One of the most frequently cited pollsters in comments on this blog is Rasmussen. Not only is that company the most prolific pollster in the United States, it’s also one of the most controversial.
Nate Silver at Five Thirty Eight Blog recksons Rasmussen leans about +2 to Republicans candidates. Silver must be talking about in national polls. Because in the swing states, in the 2008 presidential election, Rasmussen leaned toward John McCain in 11 so-called “battleground states” by a wider margin.
The average Rasmussen lean for McCain was +4.08. Of the 11 contests, Rasmussen actually called the election the wrong way in 4. He had McCain ahead in Indiana, Florida and North Carolina, but Obama won all of those states by slender margins. Ramussen’s last Ohio poll called the 2008 race a tie. Obama won by 4.6
But don’t take my word for this. Look it up yourself.
Below is a list of the battleground states in 2008, followed by Obama’s actual winning percentage, Rasmussen’s closest-to-the-election prediction, and the difference between those two (the skew). You can click on the states to check my numbers, which come from Real Clear Politics.

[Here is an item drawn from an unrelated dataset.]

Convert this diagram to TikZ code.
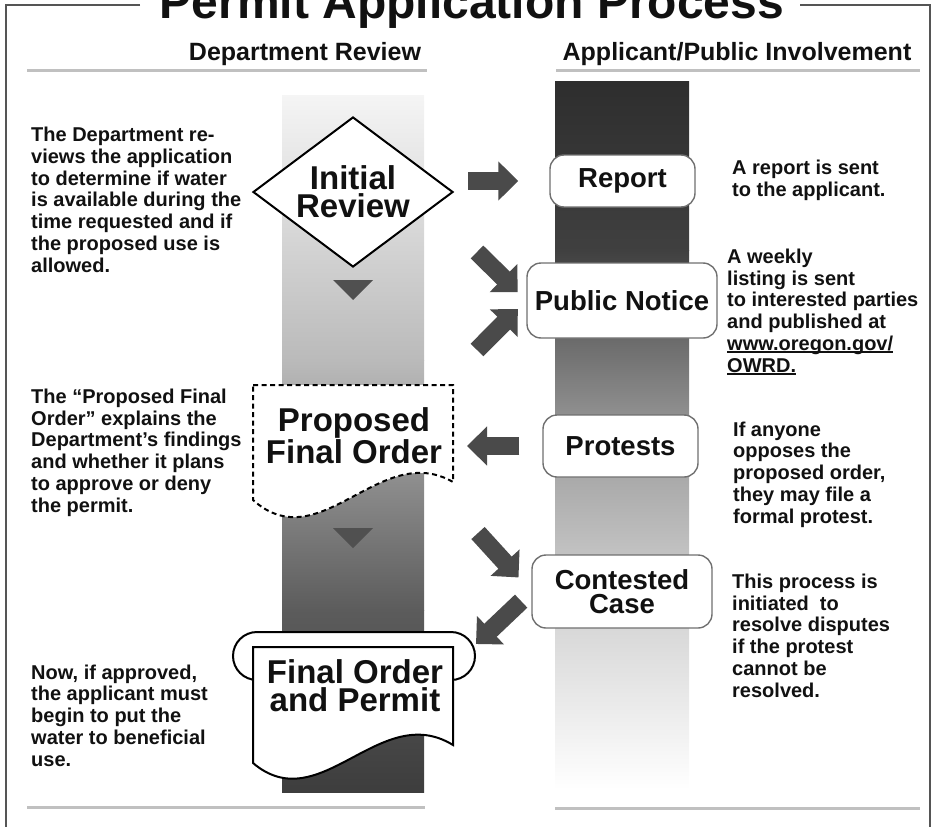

Colorado result: Obama +9, Rasmussen: Obama +4 (skewed McCain by 5 points)
Florida result: Obama +2.8, Rasmussen: McCain +1 (skewed McCain by 3.8 points)
Indiana result: Obama +1.1, Rasmussen: McCain +3 (skewed McCain by 4.1 points)
Iowa result: Obama +9.5, Rasmussen: Obama +8 (skewed McCain by 1.5 points)
Nevada result: Obama +12.5, Rasmussen: Obama +4 (skewed McCain by 8.5 points)
New Hampshire result: Obama +9.6, Rasmussen: Obama +7 (skewed McCain by 2.6 points)
North Carolina result: Obama +0.3, Rasmussen: McCain +1 (skewed McCain by 1.3 points)
Ohio result: Obama +4.6, Rasmussen: tie (skewed McCain by 4.6 points)
Pennsylvania result: Obama +10.3, Rasmussen: Obama +6 (skewed McCain by 4.3 points)
Virginia result: Obama +6.3, Rasmussen: Obama +4 (skewed McCain by 2.3 points)
Wisconsin result: Obama +13.9, Rasmussen: Obama +7 (skewed McCain by 6.9 points)
The remarkable thing here is not that Rasmussen didn’t nail any of those elections. Pollsters only predict within a stated margin of error. If a poll predicts a candidate will get 46 percent, and the margin of error is 3 points, that means there’s a 95 percent probability a candidate’s “true” percentage will fall somewhere between 43 and 49 percent.
What IS remarkable are the following:
- In 5 of the 11 contests, Rasmussen’s final poll showed numbers that were OUTSIDE the margin of error. That’s bizarre. You’d expect them to have a 95 reliability. Instead it’s 55 percent.
- The next one is the biggie: The Rasmussen polls in battleground state ALL were skewed to McCain.
- And that’s how you know there’s an actual “Rasmussen skew.” If 6 of them leaned too much to McCain, and 5 leaned too much Obama’s way, it would be roughly even and there wouldn’t be any evidence of a skew.
FINALLY, because Rasmussen is the most prolific pollster, there’s a good chance that in any given state, that skew is reflected in the Real Clear Politics Average.
So stick that in your back pocket between now and Tuesday and consider the following the next time you read a Rasmussen poll. In the 2008 presidential battleground states:
- They had a only a 55 percent chance of being within the margin of error on the final state poll.
- They had the final outcome wrong in 4 of 11 states.
- And, they ALWAYS skewed to McCain.